### Data excerpt ###
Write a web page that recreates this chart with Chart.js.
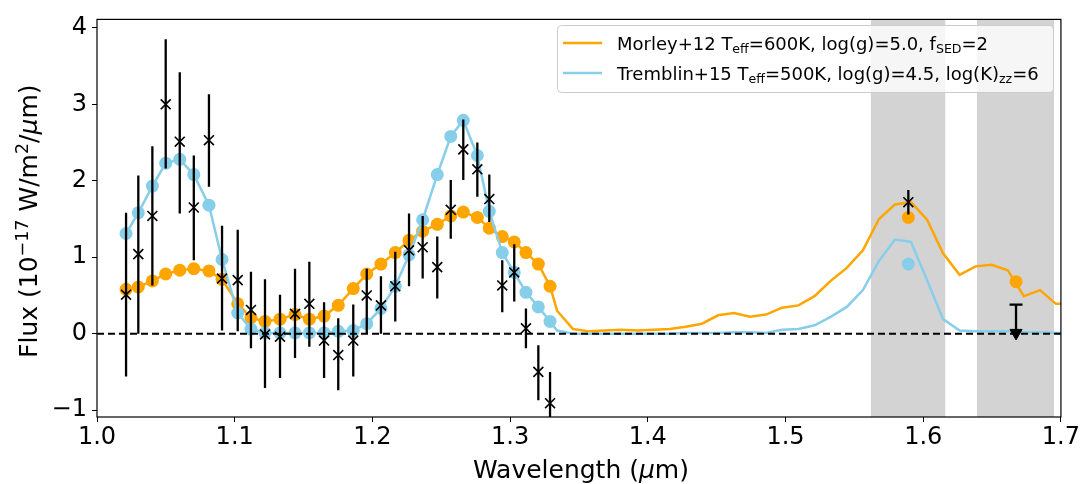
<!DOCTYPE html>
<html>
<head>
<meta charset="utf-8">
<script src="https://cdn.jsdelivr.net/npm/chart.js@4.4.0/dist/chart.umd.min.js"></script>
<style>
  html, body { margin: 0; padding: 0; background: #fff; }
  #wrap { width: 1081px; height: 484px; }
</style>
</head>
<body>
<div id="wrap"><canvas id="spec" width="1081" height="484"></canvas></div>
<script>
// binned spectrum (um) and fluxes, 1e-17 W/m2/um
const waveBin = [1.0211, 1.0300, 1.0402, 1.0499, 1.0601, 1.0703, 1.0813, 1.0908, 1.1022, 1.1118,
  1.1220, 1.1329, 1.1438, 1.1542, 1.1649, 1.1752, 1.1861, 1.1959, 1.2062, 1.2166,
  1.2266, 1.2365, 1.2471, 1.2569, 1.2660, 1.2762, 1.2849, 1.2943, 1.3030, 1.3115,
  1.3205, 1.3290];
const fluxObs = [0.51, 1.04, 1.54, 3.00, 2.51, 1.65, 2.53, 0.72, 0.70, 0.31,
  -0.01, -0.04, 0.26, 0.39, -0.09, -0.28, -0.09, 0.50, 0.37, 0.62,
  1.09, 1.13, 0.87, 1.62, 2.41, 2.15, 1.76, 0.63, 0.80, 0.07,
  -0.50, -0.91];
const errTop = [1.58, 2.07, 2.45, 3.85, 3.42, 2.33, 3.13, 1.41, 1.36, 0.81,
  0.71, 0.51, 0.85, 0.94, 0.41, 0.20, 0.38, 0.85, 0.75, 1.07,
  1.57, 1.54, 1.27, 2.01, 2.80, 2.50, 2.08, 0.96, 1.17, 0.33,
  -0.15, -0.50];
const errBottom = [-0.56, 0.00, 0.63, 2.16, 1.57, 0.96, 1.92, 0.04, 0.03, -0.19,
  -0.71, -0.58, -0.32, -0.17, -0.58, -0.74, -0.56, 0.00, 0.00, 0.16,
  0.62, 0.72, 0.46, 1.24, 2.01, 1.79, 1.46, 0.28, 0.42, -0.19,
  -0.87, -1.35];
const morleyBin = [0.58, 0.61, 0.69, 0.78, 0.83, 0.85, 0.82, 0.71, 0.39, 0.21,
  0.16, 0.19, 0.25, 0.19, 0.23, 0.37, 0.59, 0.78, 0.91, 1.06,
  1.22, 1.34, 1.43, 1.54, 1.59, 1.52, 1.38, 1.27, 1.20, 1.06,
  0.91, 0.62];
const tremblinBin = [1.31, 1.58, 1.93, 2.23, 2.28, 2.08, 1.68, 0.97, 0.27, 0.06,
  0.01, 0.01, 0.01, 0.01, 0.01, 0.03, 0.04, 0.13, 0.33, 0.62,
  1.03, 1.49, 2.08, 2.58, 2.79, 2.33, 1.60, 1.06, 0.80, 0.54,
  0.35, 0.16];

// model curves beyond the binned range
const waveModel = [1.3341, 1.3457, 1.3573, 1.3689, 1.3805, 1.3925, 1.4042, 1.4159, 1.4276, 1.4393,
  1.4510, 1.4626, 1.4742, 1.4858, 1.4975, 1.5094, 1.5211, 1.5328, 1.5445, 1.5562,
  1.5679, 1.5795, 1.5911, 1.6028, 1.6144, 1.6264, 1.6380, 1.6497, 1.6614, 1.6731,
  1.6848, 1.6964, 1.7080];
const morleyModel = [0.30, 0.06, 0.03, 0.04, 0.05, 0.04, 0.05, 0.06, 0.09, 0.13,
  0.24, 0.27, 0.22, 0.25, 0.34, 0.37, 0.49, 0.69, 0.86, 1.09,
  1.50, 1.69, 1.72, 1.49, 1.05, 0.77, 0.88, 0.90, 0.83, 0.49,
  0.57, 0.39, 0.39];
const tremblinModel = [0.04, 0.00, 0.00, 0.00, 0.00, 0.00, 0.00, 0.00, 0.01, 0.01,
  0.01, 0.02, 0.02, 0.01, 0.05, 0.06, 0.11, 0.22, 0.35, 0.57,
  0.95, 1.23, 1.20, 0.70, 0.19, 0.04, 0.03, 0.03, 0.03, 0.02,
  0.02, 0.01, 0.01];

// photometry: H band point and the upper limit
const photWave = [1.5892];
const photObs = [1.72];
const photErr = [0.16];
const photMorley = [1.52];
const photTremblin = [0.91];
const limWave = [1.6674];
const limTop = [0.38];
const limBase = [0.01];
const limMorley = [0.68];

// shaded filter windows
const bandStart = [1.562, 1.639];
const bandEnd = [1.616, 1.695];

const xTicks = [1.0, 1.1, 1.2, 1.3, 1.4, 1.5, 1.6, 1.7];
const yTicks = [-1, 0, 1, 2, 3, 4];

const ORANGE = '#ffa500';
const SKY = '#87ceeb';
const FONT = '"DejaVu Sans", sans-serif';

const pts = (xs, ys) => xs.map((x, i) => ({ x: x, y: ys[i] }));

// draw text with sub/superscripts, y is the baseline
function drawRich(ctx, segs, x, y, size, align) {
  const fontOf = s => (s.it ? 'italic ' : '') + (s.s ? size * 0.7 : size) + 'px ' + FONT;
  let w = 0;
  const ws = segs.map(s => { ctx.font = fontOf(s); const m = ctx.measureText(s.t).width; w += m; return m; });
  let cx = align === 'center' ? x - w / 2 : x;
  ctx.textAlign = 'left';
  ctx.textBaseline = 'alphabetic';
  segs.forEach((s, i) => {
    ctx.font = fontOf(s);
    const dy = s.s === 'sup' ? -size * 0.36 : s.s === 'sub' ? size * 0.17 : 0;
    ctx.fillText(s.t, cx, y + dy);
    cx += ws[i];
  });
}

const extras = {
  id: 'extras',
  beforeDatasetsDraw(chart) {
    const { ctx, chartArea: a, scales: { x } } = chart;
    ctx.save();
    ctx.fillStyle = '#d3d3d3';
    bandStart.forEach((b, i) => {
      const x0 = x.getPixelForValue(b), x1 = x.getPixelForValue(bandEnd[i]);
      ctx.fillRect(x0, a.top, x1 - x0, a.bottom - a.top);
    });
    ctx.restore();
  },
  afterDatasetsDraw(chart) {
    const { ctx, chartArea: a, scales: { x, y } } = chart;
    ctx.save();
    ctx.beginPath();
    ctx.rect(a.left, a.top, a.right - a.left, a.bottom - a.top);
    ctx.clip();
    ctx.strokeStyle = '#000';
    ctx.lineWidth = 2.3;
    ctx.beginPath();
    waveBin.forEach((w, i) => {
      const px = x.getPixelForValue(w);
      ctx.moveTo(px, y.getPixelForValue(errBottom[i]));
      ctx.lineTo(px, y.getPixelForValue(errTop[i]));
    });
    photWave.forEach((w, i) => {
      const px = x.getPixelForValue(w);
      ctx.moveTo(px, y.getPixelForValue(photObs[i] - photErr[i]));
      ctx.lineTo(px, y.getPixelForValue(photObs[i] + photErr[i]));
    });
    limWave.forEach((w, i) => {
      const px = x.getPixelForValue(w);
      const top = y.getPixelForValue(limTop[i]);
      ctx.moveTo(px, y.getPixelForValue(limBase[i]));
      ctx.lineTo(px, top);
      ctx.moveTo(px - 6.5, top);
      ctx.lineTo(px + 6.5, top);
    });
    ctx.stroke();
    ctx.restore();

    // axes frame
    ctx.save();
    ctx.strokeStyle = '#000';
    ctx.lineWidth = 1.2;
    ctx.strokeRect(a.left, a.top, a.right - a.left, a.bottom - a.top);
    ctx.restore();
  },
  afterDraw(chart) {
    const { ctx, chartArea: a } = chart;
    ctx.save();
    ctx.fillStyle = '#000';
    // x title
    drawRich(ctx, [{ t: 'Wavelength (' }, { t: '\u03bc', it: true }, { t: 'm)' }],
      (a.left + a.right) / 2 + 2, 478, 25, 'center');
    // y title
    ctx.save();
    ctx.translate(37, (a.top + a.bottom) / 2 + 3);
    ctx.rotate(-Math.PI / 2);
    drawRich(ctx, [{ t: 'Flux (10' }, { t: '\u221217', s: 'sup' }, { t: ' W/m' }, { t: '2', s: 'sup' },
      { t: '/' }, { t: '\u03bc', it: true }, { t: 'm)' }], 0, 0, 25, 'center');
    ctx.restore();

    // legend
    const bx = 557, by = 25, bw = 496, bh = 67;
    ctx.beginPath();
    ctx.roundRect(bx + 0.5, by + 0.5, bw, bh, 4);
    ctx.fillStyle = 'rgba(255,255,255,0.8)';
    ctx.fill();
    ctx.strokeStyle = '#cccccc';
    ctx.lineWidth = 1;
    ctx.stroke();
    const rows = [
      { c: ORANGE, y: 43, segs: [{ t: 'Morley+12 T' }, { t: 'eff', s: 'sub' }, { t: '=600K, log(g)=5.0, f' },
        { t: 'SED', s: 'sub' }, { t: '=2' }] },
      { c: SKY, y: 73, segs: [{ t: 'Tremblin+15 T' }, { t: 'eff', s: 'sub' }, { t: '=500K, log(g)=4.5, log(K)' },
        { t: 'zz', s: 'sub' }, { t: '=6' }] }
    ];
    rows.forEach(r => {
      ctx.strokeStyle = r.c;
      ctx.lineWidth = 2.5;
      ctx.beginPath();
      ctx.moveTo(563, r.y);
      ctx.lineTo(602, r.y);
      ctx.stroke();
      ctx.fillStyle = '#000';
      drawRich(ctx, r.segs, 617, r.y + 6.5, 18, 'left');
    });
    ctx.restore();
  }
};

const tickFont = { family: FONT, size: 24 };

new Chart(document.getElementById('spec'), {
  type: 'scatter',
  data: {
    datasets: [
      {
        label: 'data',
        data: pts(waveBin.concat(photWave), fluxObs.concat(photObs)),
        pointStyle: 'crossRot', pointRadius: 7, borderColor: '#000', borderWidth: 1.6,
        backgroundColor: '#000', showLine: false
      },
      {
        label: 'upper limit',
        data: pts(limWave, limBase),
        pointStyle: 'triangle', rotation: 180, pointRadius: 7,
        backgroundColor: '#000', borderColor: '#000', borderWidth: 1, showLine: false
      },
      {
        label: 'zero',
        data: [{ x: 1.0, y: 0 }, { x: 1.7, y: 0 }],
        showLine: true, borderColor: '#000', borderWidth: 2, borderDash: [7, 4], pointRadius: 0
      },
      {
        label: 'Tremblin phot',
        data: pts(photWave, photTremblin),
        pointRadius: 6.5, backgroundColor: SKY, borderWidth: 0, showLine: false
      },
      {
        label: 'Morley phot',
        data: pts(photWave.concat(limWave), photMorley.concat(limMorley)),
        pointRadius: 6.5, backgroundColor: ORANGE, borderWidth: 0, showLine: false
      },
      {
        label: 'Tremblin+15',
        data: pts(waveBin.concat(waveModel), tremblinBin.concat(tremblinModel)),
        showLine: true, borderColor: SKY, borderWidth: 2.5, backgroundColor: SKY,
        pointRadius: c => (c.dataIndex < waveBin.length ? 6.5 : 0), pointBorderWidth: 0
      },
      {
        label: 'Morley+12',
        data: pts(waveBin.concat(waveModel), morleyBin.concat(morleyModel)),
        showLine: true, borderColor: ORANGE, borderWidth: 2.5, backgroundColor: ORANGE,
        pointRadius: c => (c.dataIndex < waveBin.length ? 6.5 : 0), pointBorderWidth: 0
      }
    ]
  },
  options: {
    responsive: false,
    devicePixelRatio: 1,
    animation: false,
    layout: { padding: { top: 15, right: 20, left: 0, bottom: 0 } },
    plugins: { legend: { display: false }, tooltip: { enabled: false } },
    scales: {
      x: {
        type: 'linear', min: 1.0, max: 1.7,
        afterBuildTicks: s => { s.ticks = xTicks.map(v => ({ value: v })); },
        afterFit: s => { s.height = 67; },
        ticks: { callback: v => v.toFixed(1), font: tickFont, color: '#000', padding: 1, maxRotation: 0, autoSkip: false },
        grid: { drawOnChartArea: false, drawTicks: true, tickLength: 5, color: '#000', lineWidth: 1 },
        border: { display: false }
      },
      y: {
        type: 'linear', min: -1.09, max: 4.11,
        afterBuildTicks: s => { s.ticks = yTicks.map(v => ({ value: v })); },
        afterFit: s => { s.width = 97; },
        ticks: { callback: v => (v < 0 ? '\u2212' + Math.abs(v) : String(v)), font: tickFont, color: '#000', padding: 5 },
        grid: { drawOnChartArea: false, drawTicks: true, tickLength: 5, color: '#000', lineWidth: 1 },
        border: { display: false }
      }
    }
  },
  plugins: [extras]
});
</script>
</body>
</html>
###
§ Instruction:
Identify the lines that hold the word "with". Copy every one of them.

§ Result for this task:
Write a web page that recreates this chart with Chart.js.
// draw text with sub/superscripts, y is the baseline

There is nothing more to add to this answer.